| What is asked |
Write out each line exactly as given. Leave the pictures out of your copy.

╭─ Dataset excerpt

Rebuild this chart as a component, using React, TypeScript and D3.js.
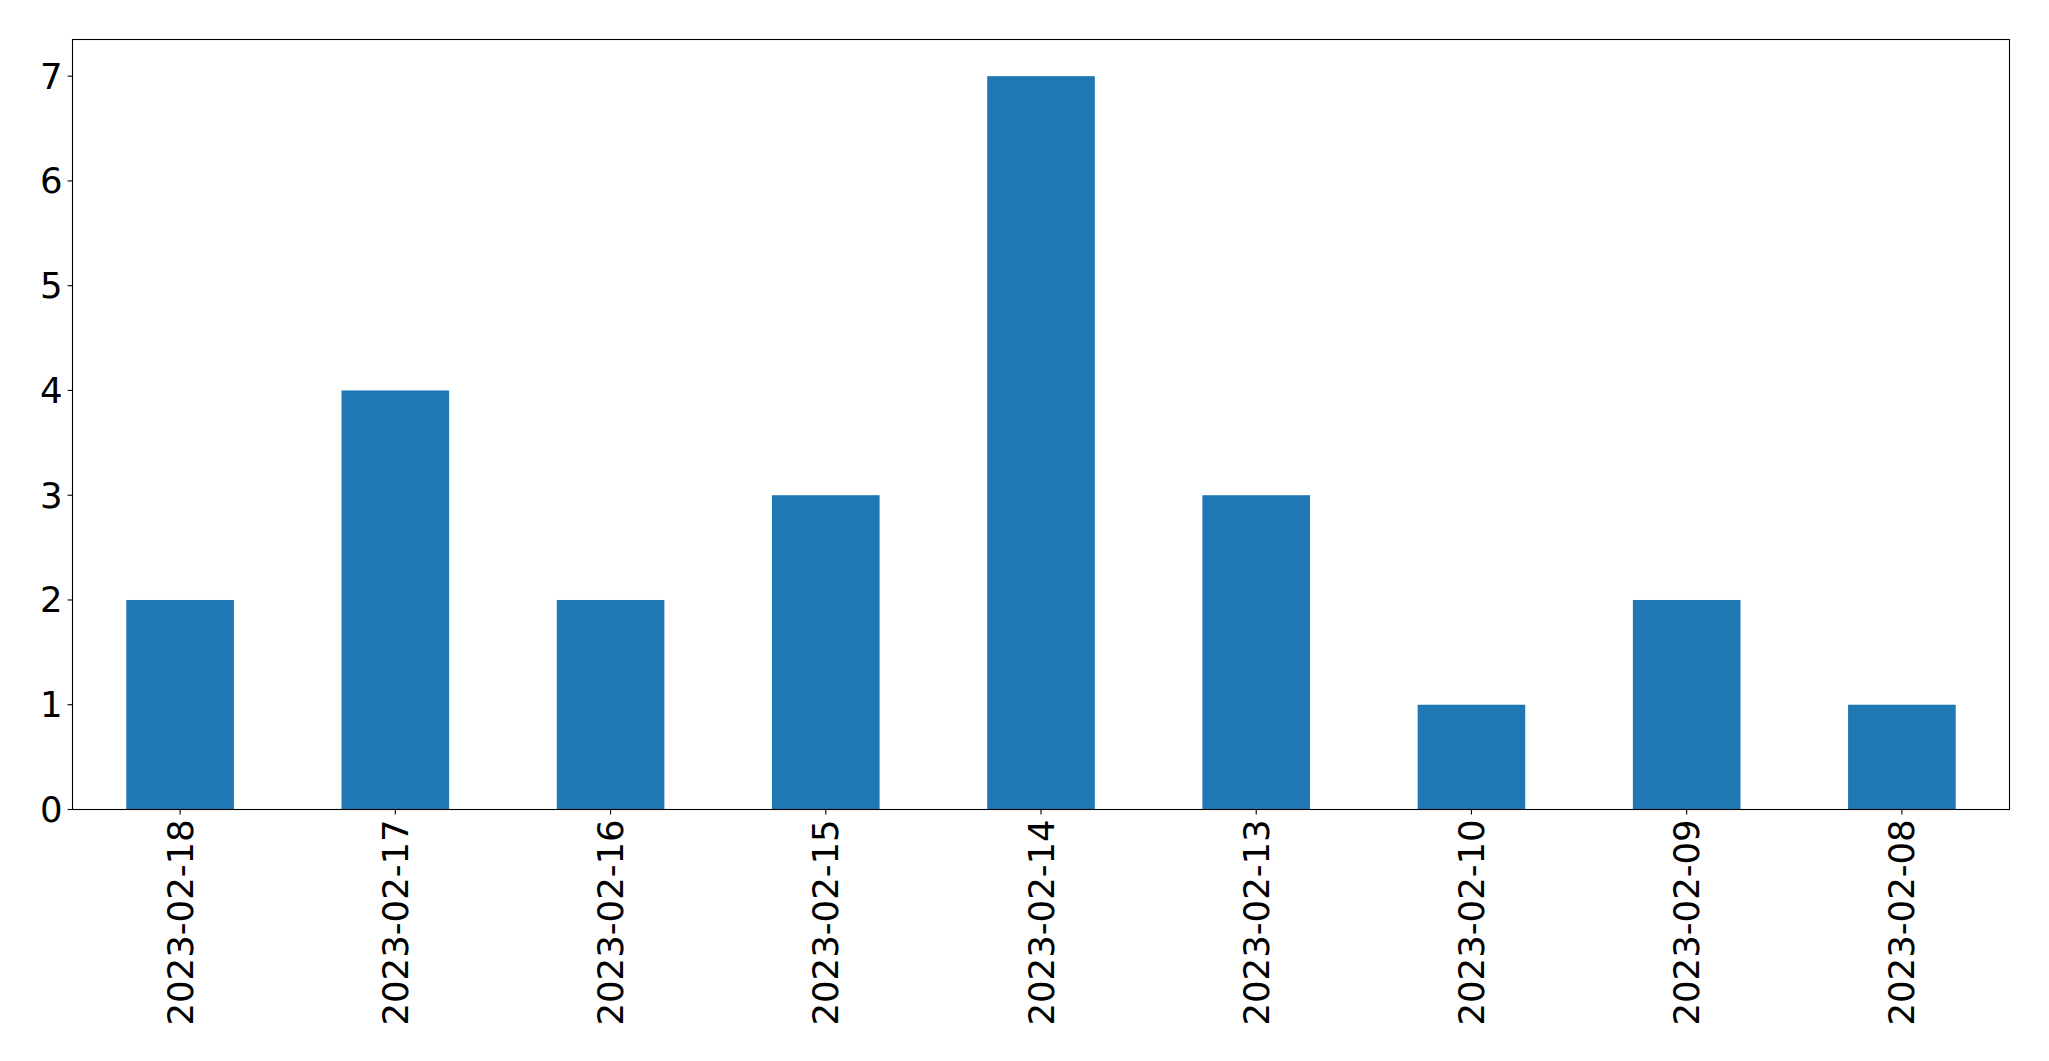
import React from "react";
import * as d3 from "d3";

const categories = ["2023-02-18", "2023-02-17", "2023-02-16", "2023-02-15", "2023-02-14", "2023-02-13", "2023-02-10", "2023-02-09", "2023-02-08"];
const counts = [2, 4, 2, 3, 7, 3, 1, 2, 1];
const yTicks = [0, 1, 2, 3, 4, 5, 6, 7];

const W = 2049;
const H = 1061;
const left = 72.5;
const right = 2009.5;
const top = 39.5;
const bottom = 809.5;
const FONT = "DejaVu Sans";
const FS = 35.5;
const TICK = 4.9;
const PAD = 4.9;

export default function App() {
  const x = d3.scaleLinear().domain([-0.5, categories.length - 0.5]).range([left, right]);
  const ymax = (d3.max(counts) as number) * 1.05;
  const y = d3.scaleLinear().domain([0, ymax]).range([bottom, top]);
  const bw = x(0.25) - x(-0.25);

  return (
    <svg width={W} height={H} style={{ position: "absolute", left: 0, top: 0, background: "#fff" }}>
      <rect x={0} y={0} width={W} height={H} fill="#fff" />
      {counts.map((v, i) => (
        <rect key={i} x={x(i) - bw / 2} y={y(v)} width={bw} height={y(0) - y(v)} fill="#1f77b4" />
      ))}
      {yTicks.map((t) => (
        <g key={t}>
          <line x1={left - TICK} x2={left} y1={y(t)} y2={y(t)} stroke="#000" strokeWidth={1.1} />
          <text x={left - TICK - PAD} y={y(t)} textAnchor="end" dominantBaseline="central" fontFamily={FONT} fontSize={FS} fill="#000">
            {t}
          </text>
        </g>
      ))}
      {categories.map((c, i) => (
        <g key={c}>
          <line x1={x(i)} x2={x(i)} y1={bottom} y2={bottom + TICK} stroke="#000" strokeWidth={1.1} />
          <text
            transform={`translate(${x(i)},${bottom + TICK + PAD}) rotate(-90)`}
            textAnchor="end"
            dominantBaseline="central"
            fontFamily={FONT}
            fontSize={FS}
            fill="#000"
          >
            {c}
          </text>
        </g>
      ))}
      <rect x={left} y={top} width={right - left} height={bottom - top} fill="none" stroke="#000" strokeWidth={1.1} />
    </svg>
  );
}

╰─

| Full solution |
Rebuild this chart as a component, using React, TypeScript and D3.js.
import React from "react";
import * as d3 from "d3";

const categories = ["2023-02-18", "2023-02-17", "2023-02-16", "2023-02-15", "2023-02-14", "2023-02-13", "2023-02-10", "2023-02-09", "2023-02-08"];
const counts = [2, 4, 2, 3, 7, 3, 1, 2, 1];
const yTicks = [0, 1, 2, 3, 4, 5, 6, 7];

const W = 2049;
const H = 1061;
const left = 72.5;
const right = 2009.5;
const top = 39.5;
const bottom = 809.5;
const FONT = "DejaVu Sans";
const FS = 35.5;
const TICK = 4.9;
const PAD = 4.9;

export default function App() {
  const x = d3.scaleLinear().domain([-0.5, categories.length - 0.5]).range([left, right]);
  const ymax = (d3.max(counts) as number) * 1.05;
  const y = d3.scaleLinear().domain([0, ymax]).range([bottom, top]);
  const bw = x(0.25) - x(-0.25);

  return (
    <svg width={W} height={H} style={{ position: "absolute", left: 0, top: 0, background: "#fff" }}>
      <rect x={0} y={0} width={W} height={H} fill="#fff" />
      {counts.map((v, i) => (
        <rect key={i} x={x(i) - bw / 2} y={y(v)} width={bw} height={y(0) - y(v)} fill="#1f77b4" />
      ))}
      {yTicks.map((t) => (
        <g key={t}>
          <line x1={left - TICK} x2={left} y1={y(t)} y2={y(t)} stroke="#000" strokeWidth={1.1} />
          <text x={left - TICK - PAD} y={y(t)} textAnchor="end" dominantBaseline="central" fontFamily={FONT} fontSize={FS} fill="#000">
            {t}
          </text>
        </g>
      ))}
      {categories.map((c, i) => (
        <g key={c}>
          <line x1={x(i)} x2={x(i)} y1={bottom} y2={bottom + TICK} stroke="#000" strokeWidth={1.1} />
          <text
            transform={`translate(${x(i)},${bottom + TICK + PAD}) rotate(-90)`}
            textAnchor="end"
            dominantBaseline="central"
            fontFamily={FONT}
            fontSize={FS}
            fill="#000"
          >
            {c}
          </text>
        </g>
      ))}
      <rect x={left} y={top} width={right - left} height={bottom - top} fill="none" stroke="#000" strokeWidth={1.1} />
    </svg>
  );
}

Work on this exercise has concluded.